Drive along 38th Avenue past the north border of SCL Lutheran Medical Center campus and you can’t help but notice the lovely Lutheran Chapel. Designed by master architect Frank W. Frewen and now part of the older face of the campus, it juts out past the other buildings, as if to proclaim its importance and continuing relevance.
I’ve admired the chapel’s architecture from the outside for several years, so I jumped at the chance recently to view the interior. The main entrance on 38th is closed, so after checking in at the main hospital entrance, the trek down long hospital corridors and, surprisingly, up a flight of stairs landed us at the chapel’s west entrance, close to the altar at the south end. (To my surprise, nestled under the sanctuary on the ground floor is an auditorium, used by the Lutheran Auxiliary for various social and fundraising functions, and also for weekly hospital staff meetings.)
Emerging from the elevator, I found myself in a small anteroom featuring a large religious painting of the Good Samaritan; a few steps away inside the sanctuary stood a curiously spot-lighted baby grand piano. Soothing piped-in music added to the aura of tranquility.
The chapel interior is magnificent. The building is often referred to as Romanesque because of its round arches and massive vaulting supported by heavy columns, but the style is also Spanish. The designer meant the building to reflect the architecture found in the villages in the Pyrenees mountains along the Spanish-French border where the terrain is similar to the Rocky Mountain foothills viewed from the Lutheran campus. The stained-glass windows that line the east and west walls each have a spiritual meaning and were given as memorials by friends of the hospital.

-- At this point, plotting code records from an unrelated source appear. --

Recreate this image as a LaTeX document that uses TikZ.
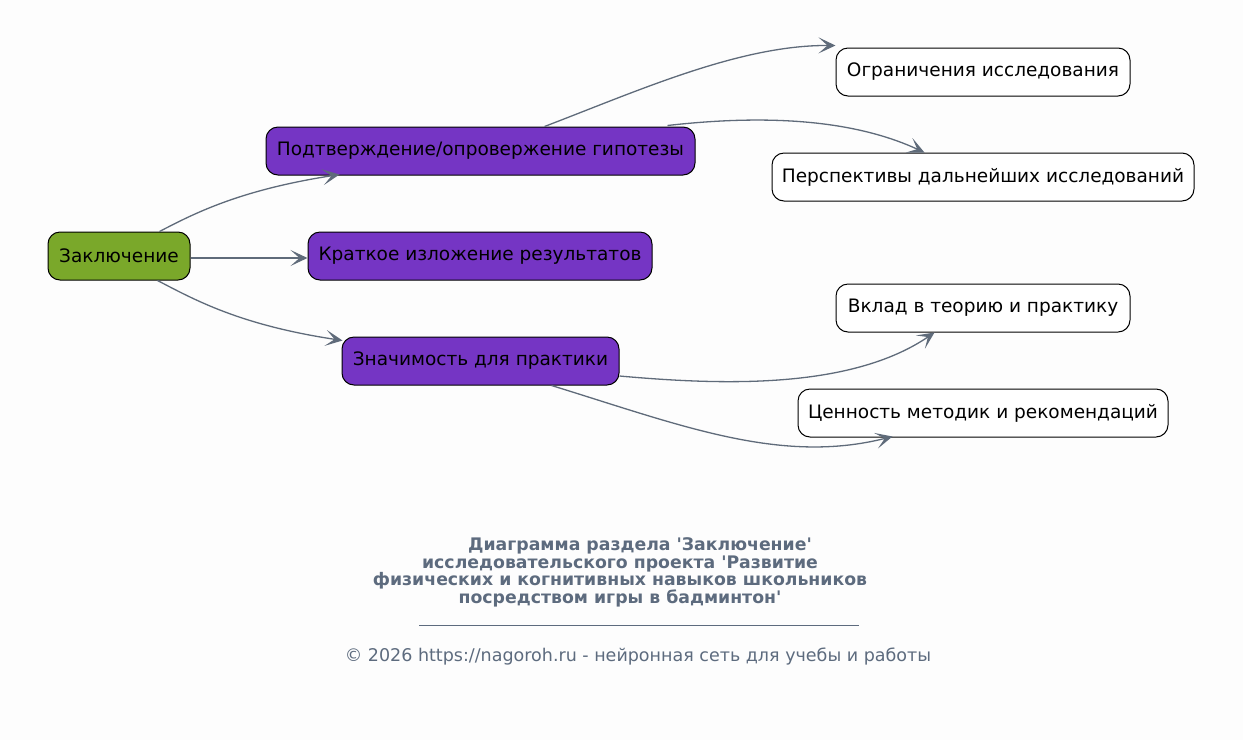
\documentclass[tikz,border=0pt]{standalone}
\usepackage{fontspec}
\setmainfont{DejaVu Sans}[Ligatures=TeXOff]
\usetikzlibrary{arrows.meta,calc}
\definecolor{bg}{RGB}{253,253,253}
\definecolor{rootc}{RGB}{122,168,42}
\definecolor{midc}{RGB}{117,53,196}
\definecolor{edgec}{RGB}{95,107,122}
\definecolor{titlec}{RGB}{93,107,126}
\tikzset{
  box/.style={draw=black, line width=1pt, rounded corners=12pt, minimum height=48pt, inner sep=0pt, font=\fontsize{18.5}{21}\selectfont, text=black},
  rootbox/.style={box, fill=rootc},
  midbox/.style={box, fill=midc},
  leafbox/.style={box, fill=white},
  conn/.style={draw=edgec, line width=1.3pt, -{Stealth[length=17pt, width=16pt, inset=9pt]}},
  ttl/.style={text=titlec, font=\fontsize{17.3}{19}\selectfont\bfseries, inner sep=0pt},
  foot/.style={text=titlec, font=\fontsize{17.5}{19}\selectfont, inner sep=0pt},
}
\begin{document}
\begin{tikzpicture}[x=1pt, y=-1pt]
\fill[bg] (0,0) rectangle (1243,740);
\useasboundingbox (0,0) rectangle (1243,740);

\node[rootbox, minimum width=142pt] (root) at (119,256) {Заключение};
\node[midbox, minimum width=429pt] (hyp) at (480.5,151) {Подтверждение/опровержение гипотезы};
\node[midbox, minimum width=344pt] (sum) at (480,256) {Краткое изложение результатов};
\node[midbox, minimum width=277pt] (sig) at (480.5,361) {Значимость для практики};
\node[leafbox, minimum width=294pt] (lim) at (983,72) {Ограничения исследования};
\node[leafbox, minimum width=422pt] (per) at (983,177) {Перспективы дальнейших исследований};
\node[leafbox, minimum width=294pt] (con) at (983,308) {Вклад в теорию и практику};
\node[leafbox, minimum width=370pt] (val) at (983,413) {Ценность методик и рекомендаций};

\draw[conn] ($(root.north west)+(112,0)$) .. controls (195,213) and (240,190) .. ($(hyp.south west)+(74,-1)$);
\draw[conn] ($(root.east)+(0,2)$) -- ($(sum.west)+(0,2)$);
\draw[conn] ($(root.south west)+(110,0)$) .. controls (195,300) and (240,325) .. ($(sig.north west)+(1,4)$);
\draw[conn] ($(hyp.north west)+(279,0)$) .. controls (640,90) and (740,45) .. ($(lim.north west)+(0,-2)$);
\draw[conn] ($(hyp.north west)+(402,-1)$) .. controls (760,115) and (850,118) .. ($(per.north west)+(153,0)$);
\draw[conn] ($(sig.east)+(0,15)$) .. controls (720,385) and (850,390) .. ($(con.south west)+(99,0)$);
\draw[conn] ($(sig.south west)+(210,0)$) .. controls (680,425) and (780,465) .. ($(val.south west)+(95,-1)$);

\node[ttl] (t1) at (640,546) {Диаграмма раздела 'Заключение'};
\node[ttl] (t2) at (620,564) {исследовательского проекта 'Развитие};
\node[ttl] (t3) at (620,581) {физических и когнитивных навыков школьников};
\node[ttl] (t4) at (620,598) {посредством игры в бадминтон'};
\draw[titlec, line width=0.6pt] (419,625) coordinate (u1) -- (859,625) coordinate (u2);
\node[foot] (ft) at (638,657) {© 2026 https://nagoroh.ru - нейронная сеть для учебы и работы};
\end{tikzpicture}
\end{document}
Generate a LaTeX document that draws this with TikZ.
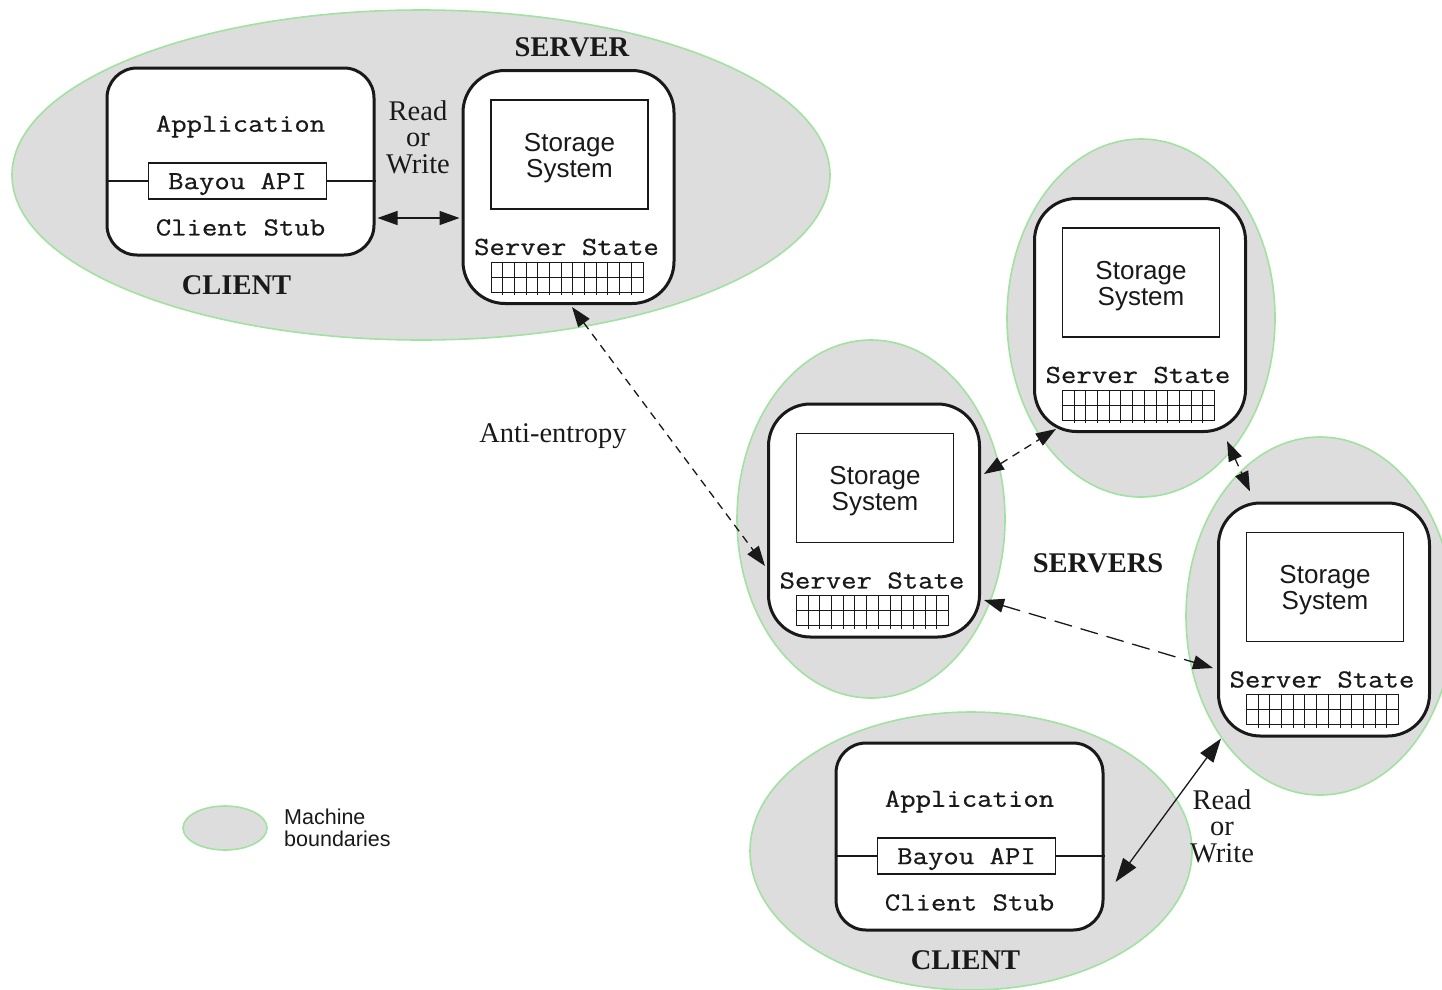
\documentclass[tikz,border=0pt]{standalone}
\usepackage{fontspec}
\setmainfont{Liberation Serif}
\setsansfont{Liberation Sans}
\setmonofont{Latin Modern Mono}[FakeStretch=1.15, FakeBold=0.6]
\usetikzlibrary{arrows.meta,calc}
\definecolor{machinefill}{RGB}{221,221,221}
\definecolor{machineedge}{RGB}{160,226,160}
\definecolor{ink}{RGB}{25,25,25}

\tikzset{
  machine/.style={fill=machinefill, draw=machineedge, line width=1.6pt},
  srvbox/.style={draw=ink, fill=white, line width=3pt, rounded corners=42pt,
    minimum width=211pt, minimum height=233pt, inner sep=0pt},
  clibox/.style={draw=ink, fill=white, line width=3pt, rounded corners=30pt,
    minimum width=267pt, minimum height=187pt, inner sep=0pt},
  storebox/.style={draw=ink, line width=1.2pt, minimum width=157pt, minimum height=109pt, inner sep=0pt},
  storetxt/.style={inner sep=0pt, align=center, text=ink, font=\sffamily\fontsize{26}{26}\selectfont},
  monotxt/.style={inner sep=0pt, text=ink, font=\ttfamily\fontsize{26}{28}\selectfont},
  apibox/.style={monotxt, draw=ink, line width=1.2pt, minimum width=178pt, minimum height=36pt, text depth=0pt},
  thinrule/.style={draw=ink, line width=1.2pt},
  gridline/.style={draw=ink, line width=1pt},
  seriftxt/.style={inner sep=0pt, text=ink, align=center, font=\fontsize{28.5}{26.5}\selectfont},
  boldlbl/.style={inner sep=0pt, text=ink, font=\bfseries\fontsize{28.5}{30}\selectfont},
  legendtxt/.style={inner sep=0pt, text=ink, align=left, font=\sffamily\fontsize{21.5}{22}\selectfont},
  rw/.style={{Triangle[length=20pt,width=14pt]}-{Triangle[length=20pt,width=14pt]}, draw=ink, line width=1.3pt},
  rwbig/.style={{Triangle[length=24pt,width=16pt]}-{Triangle[length=24pt,width=16pt]}, draw=ink, line width=1.3pt},
  ae/.style={rw, dash pattern=on 8pt off 6pt},
  aelong/.style={rw, dash pattern=on 18pt off 9pt},
}

% A replica server: storage system plus its state table
\newcommand\ServerBox[3]{%
  \node[srvbox] (#1) at (#2,#3) {};
  \node[storebox] (#1st) at ($(#1)+(1,-32.5)$) {};
  \node[storetxt] (#1stt) at ($(#1st)+(0,3.5)$) {Storage\\System};
  \node[monotxt] (#1ss) at ($(#1)+(-2,60)$) {Server State};
  \draw[gridline] ($(#1)+(-77.5,75)$) rectangle ($(#1)+(74.5,105)$);
  \draw[gridline] ($(#1)+(-77.5,90)$) -- ($(#1)+(74.5,90)$);
  \foreach \k in {1,...,12} {
    \draw[gridline] ($(#1)+(-77.5+\k*11.69,75)$) -- ($(#1)+(-77.5+\k*11.69,108)$);
  }
}

% A client machine: application on top of the Bayou client stub
\newcommand\ClientBox[3]{%
  \node[clibox] (#1) at (#2,#3) {};
  \node[monotxt] (#1app) at ($(#1)+(0,-35)$) {Application};
  \node[apibox] (#1api) at ($(#1)+(-3,19.5)$) {Bayou API};
  \draw[thinrule] (#1.west |- #1api.west) -- (#1api.west);
  \draw[thinrule] (#1api.east) -- (#1.east |- #1api.east);
  \node[monotxt] (#1stub) at ($(#1)+(0,66)$) {Client Stub};
  \node[boldlbl] (#1lbl) at ($(#1)+(-4,123.5)$) {CLIENT};
}

\begin{document}
\begin{tikzpicture}[x=1pt,y=-1pt]
\useasboundingbox (0,0) rectangle (1442,989);

% machine boundaries
\path[machine] (421,175) ellipse [x radius=409pt, y radius=165pt];
\path[machine] (871,519) ellipse [x radius=134pt, y radius=179pt];
\path[machine] (1320,616) ellipse [x radius=134pt, y radius=179pt];
\path[machine] (1141,318) ellipse [x radius=134pt, y radius=179pt];
\path[machine] (971,851) ellipse [x radius=221pt, y radius=139pt];

% machines
\ClientBox{c0}{240.5}{161.5}
\ClientBox{c1}{969.5}{836.5}
\ServerBox{s0}{568.5}{187}
\ServerBox{s1}{874}{520.5}
\ServerBox{s2}{1140}{315}
\ServerBox{s3}{1324}{619.5}

% labels
\node[boldlbl] (srvlbl) at (572,47) {SERVER};
\node[boldlbl] (srvslbl) at (1098,563) {SERVERS};
\node[seriftxt] (rw0) at (418,137) {Read\\or\\Write};
\node[seriftxt] (rw1) at (1222,826) {Read\\or\\Write};
\node[seriftxt] (aelbl) at (553,436) {Anti-entropy};

% client/server access
\draw[rw] ([yshift=-56.5pt,xshift=2pt]c0.east) -- ([yshift=-31pt,xshift=-2pt]s0.west);
\draw[rwbig] ([yshift=-45.5pt,xshift=11pt]c1.east) -- ([xshift=-103pt,yshift=-1pt]s3.south);

% anti-entropy sessions
\draw[ae] ([xshift=3.5pt,yshift=-2pt]s0.south) -- ([yshift=-45.5pt,xshift=-2pt]s1.west);
\draw[ae] ([yshift=46.5pt,xshift=3pt]s1.east) -- ([xshift=-84pt,yshift=4pt]s2.south);
\draw[ae] ([xshift=87pt,yshift=-8pt]s2.south) -- ([xshift=-74pt,yshift=10pt]s3.north);
\draw[aelong] ([yshift=-79.5pt,xshift=3pt]s1.east) -- ([yshift=-48.5pt,xshift=-4pt]s3.west);

% legend
\path[machine] (225,828) ellipse [x radius=42pt, y radius=22pt];
\node[legendtxt, anchor=west] (legend) at (284,828) {Machine\\boundaries};
\end{tikzpicture}
\end{document}
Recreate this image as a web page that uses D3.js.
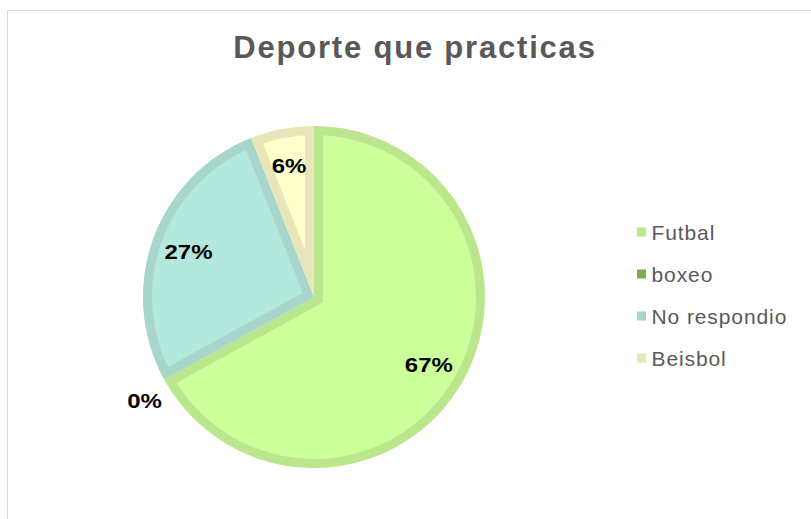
<!DOCTYPE html>
<html>
<head>
<meta charset="utf-8">
<script src="https://cdn.jsdelivr.net/npm/d3@7"></script>
<style>
  html, body { margin: 0; padding: 0; background: #fff; }
  svg { display: block; }
</style>
</head>
<body>
<svg id="chart" width="811" height="519"></svg>
<script>
// Survey results: sport practised
const categories = ["Futbal", "boxeo", "No respondio", "Beisbol"];
const values = [67, 0, 27, 6];
const fills = ["#CCFF99", "#77B050", "#B3E8DC", "#FFFFCC"];
const strokes = ["#BCE68E", "#77B050", "#A8D6CC", "#E8E6B8"];
const legendSwatch = ["#BCE68E", "#77B050", "#A8D6CC", "#E8E6B8"];

const svg = d3.select("#chart");
const W = 811, H = 519;
const FONT = "Liberation Sans, Arial, sans-serif";

// chart frame
svg.append("rect")
  .attr("x", 7.5).attr("y", 10.5)
  .attr("width", W + 10).attr("height", H + 10)
  .attr("fill", "#fff").attr("stroke", "#D9D9D9").attr("stroke-width", 1);

// title
svg.append("text")
  .attr("x", 415).attr("y", 47)
  .attr("text-anchor", "middle")
  .attr("dominant-baseline", "central")
  .attr("font-family", FONT)
  .attr("font-weight", "bold")
  .attr("font-size", 31)
  .attr("letter-spacing", 1.8)
  .attr("fill", "#595959")
  .text("Deporte que practicas");

const cx = 314, cy = 297, R = 171, border = 9;

const data = categories.map((c, i) => ({ name: c, value: values[i], i }));
const pie = d3.pie().value(d => d.value).sort(null);
const arcs = pie(data);
const arc = d3.arc().innerRadius(0).outerRadius(R);

const g = svg.append("g").attr("transform", `translate(${cx},${cy})`);
const defs = svg.append("defs");

arcs.forEach((a, k) => {
  if (a.data.value === 0) return;
  const path = arc(a);
  defs.append("clipPath").attr("id", "clip" + k)
    .append("path").attr("d", path);
  g.append("path")
    .attr("d", path)
    .attr("fill", fills[a.data.i])
    .attr("stroke", strokes[a.data.i])
    .attr("stroke-width", border * 2)
    .attr("stroke-linejoin", "miter")
    .attr("clip-path", `url(#clip${k})`);
});

// value labels: inside for non-empty slices, just outside for empty ones
const labelArc = d3.arc().innerRadius(R * 0.78).outerRadius(R * 0.78);
const outerArc = d3.arc().innerRadius(R + 28).outerRadius(R + 28);
arcs.forEach(a => {
  const inside = a.data.value > 0;
  let [lx, ly] = inside ? labelArc.centroid(a) : outerArc.centroid(a);
  if (!inside) { lx += 5; ly += 8; }
  g.append("text")
    .attr("transform", `translate(${lx},${ly}) scale(1.2,1)`)
    .attr("text-anchor", "middle")
    .attr("dominant-baseline", "central")
    .attr("font-family", FONT)
    .attr("font-weight", "bold")
    .attr("font-size", 20)
    .attr("fill", "#000")
    .text(a.data.value + "%");
});

// legend
const leg = svg.append("g").attr("transform", "translate(637,232)");
categories.forEach((c, i) => {
  const row = leg.append("g").attr("transform", `translate(0,${i * 42})`);
  row.append("rect")
    .attr("x", 0).attr("y", -4.5)
    .attr("width", 9).attr("height", 9)
    .attr("fill", legendSwatch[i]);
  row.append("text")
    .attr("x", 14.5).attr("y", 0)
    .attr("dominant-baseline", "central")
    .attr("font-family", FONT)
    .attr("font-size", 21)
    .attr("letter-spacing", 0.9)
    .attr("fill", "#595959")
    .text(c);
});
</script>
</body>
</html>
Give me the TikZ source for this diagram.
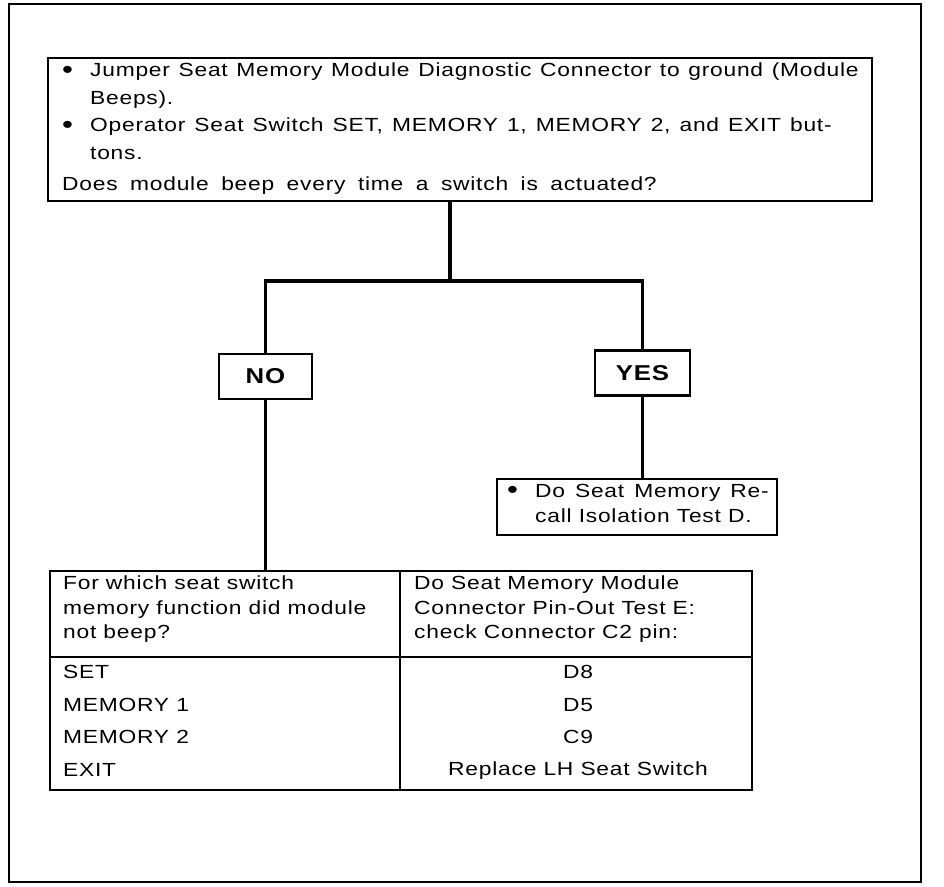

As commanding as the beautiful rose window above the altar was, I was equally intrigued by the wood carving over the center portal at the back of the chapel. An unnamed carver from Ostfriesland in Germany made the lemon wood carving around 1548. Highly valued, many museums sought the carving for their collections; however, a Mrs. Alma Peterson of Chicago presented the carving as a gift of gratitude to the Evangelical Lutheran Sanitarium in the 1930s.
Originally called the Chapel of the Good Samaritan, the building was dedicated Feb. 26, 1933, and was part of the Evangelical Lutheran Sanitarium. It was rededicated in 1980 as the Herman F. Feucht Chapel of the Good Samaritan. Feucht was the force who led the appeal in 1929 to support the first expansion of the TB sanitarium and include construction of the chapel.
The Jeffco Historical Commission calls the chapel one of the county’s finest examples of sacred design, a place of spiritual comfort, guidance and healing for countless people for nearly a century. I agree and hope this extraordinary chapel can be preserved and remain in service for many centuries.